** Begin Material provided **

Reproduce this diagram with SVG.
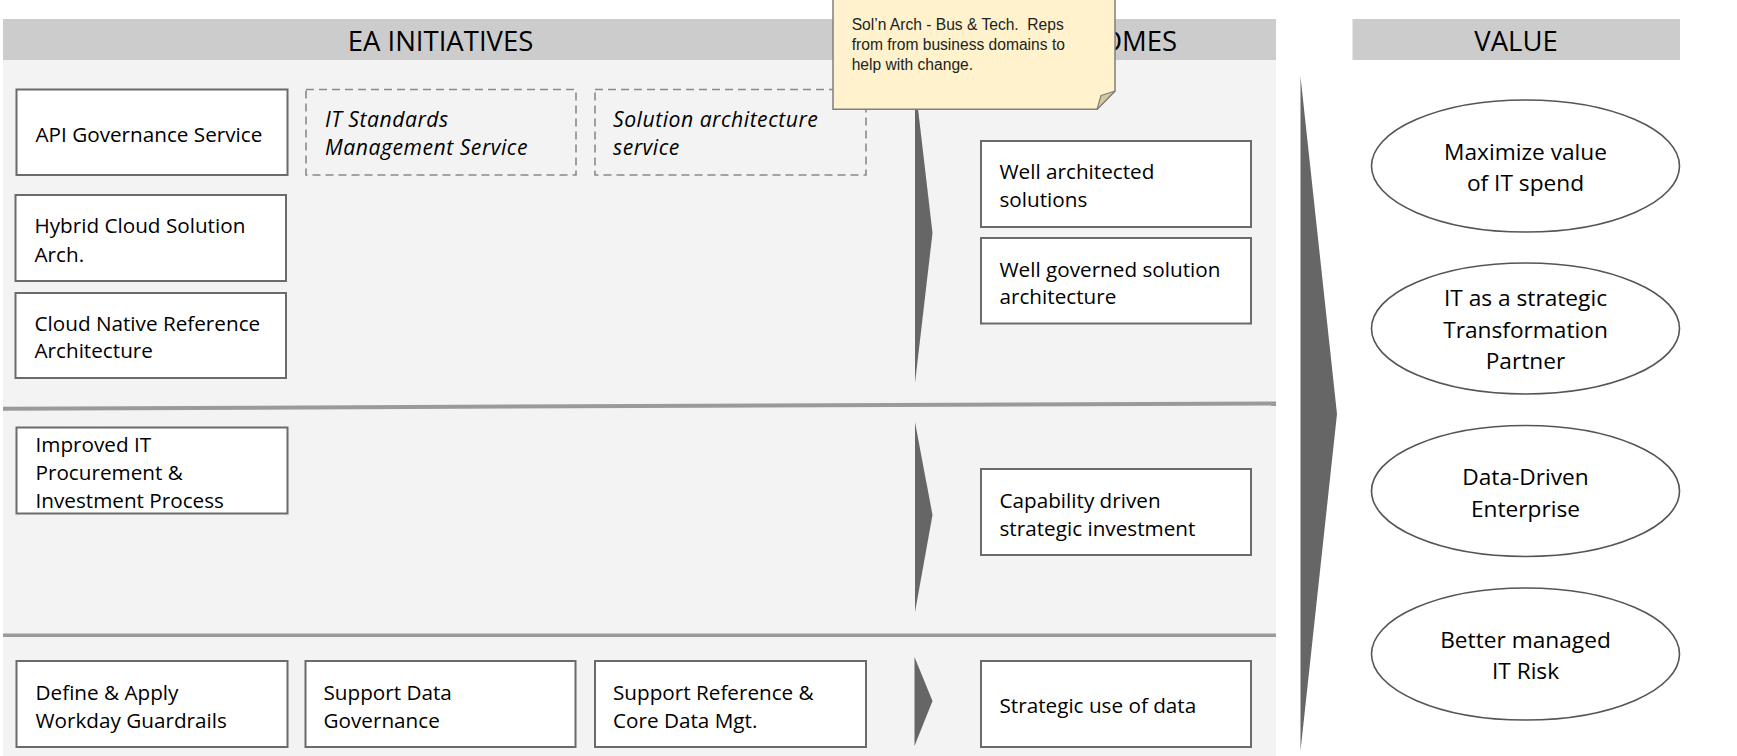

** End Material provided **
** Begin Material provided **

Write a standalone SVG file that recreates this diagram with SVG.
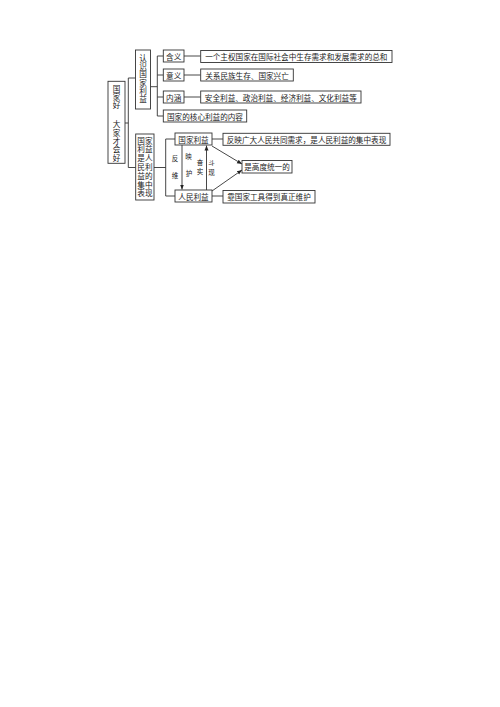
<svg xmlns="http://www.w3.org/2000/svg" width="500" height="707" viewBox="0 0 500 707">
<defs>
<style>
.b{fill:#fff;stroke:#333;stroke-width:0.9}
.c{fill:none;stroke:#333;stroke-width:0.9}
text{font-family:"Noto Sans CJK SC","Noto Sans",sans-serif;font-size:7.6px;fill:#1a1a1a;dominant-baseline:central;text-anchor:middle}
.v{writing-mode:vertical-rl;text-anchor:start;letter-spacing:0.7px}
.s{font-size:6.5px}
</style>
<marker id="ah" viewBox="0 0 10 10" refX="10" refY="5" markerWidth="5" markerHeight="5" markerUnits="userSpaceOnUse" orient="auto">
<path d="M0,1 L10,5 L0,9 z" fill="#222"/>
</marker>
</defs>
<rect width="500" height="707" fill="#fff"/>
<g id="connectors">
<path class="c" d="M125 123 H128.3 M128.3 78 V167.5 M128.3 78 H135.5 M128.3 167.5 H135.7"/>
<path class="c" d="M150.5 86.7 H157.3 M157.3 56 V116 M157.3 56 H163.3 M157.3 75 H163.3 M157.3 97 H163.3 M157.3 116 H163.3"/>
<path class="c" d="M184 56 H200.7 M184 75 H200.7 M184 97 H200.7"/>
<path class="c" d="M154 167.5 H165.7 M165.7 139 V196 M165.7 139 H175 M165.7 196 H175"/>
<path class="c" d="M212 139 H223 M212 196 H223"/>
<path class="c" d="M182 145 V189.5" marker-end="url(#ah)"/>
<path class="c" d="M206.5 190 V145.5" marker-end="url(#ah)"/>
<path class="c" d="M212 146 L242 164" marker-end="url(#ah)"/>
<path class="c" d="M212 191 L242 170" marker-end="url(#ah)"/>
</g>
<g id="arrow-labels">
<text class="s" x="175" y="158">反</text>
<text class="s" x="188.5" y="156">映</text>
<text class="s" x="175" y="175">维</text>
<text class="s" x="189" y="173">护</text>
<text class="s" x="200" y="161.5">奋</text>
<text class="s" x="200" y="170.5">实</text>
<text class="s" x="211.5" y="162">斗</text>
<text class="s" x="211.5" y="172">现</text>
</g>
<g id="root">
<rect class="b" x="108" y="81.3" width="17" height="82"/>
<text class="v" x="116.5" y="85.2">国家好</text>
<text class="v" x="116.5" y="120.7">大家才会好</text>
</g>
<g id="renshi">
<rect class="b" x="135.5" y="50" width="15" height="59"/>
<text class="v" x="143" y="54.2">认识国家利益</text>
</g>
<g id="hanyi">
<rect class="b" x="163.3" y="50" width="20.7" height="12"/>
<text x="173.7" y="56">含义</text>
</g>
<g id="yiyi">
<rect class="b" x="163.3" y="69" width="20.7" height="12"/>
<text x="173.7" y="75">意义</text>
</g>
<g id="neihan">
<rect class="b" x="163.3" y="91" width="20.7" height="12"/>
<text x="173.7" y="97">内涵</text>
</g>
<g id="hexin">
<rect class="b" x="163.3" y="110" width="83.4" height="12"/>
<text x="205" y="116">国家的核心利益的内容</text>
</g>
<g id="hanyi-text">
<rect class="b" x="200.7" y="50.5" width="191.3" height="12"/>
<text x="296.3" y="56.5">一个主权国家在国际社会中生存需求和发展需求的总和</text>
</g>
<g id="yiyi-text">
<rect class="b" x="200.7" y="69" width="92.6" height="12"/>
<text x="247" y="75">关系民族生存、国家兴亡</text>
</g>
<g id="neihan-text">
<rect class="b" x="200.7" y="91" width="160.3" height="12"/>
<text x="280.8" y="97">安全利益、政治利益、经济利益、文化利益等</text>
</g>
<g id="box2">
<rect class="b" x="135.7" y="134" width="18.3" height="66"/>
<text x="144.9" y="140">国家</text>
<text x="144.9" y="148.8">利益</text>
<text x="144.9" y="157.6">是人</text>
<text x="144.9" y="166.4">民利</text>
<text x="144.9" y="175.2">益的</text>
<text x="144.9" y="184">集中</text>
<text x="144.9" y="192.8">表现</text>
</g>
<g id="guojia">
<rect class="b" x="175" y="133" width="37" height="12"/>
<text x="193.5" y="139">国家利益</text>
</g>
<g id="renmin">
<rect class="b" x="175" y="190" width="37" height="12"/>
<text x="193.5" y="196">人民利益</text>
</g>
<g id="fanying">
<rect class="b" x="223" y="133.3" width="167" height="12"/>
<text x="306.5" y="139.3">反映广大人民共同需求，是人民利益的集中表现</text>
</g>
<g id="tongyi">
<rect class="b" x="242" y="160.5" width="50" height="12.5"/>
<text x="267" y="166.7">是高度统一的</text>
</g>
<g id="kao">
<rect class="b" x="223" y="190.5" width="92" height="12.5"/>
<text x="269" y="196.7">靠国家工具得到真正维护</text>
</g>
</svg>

** End Material provided **

**Exercise:** State only the count of lines above that hold the string "this".

**Result:** 2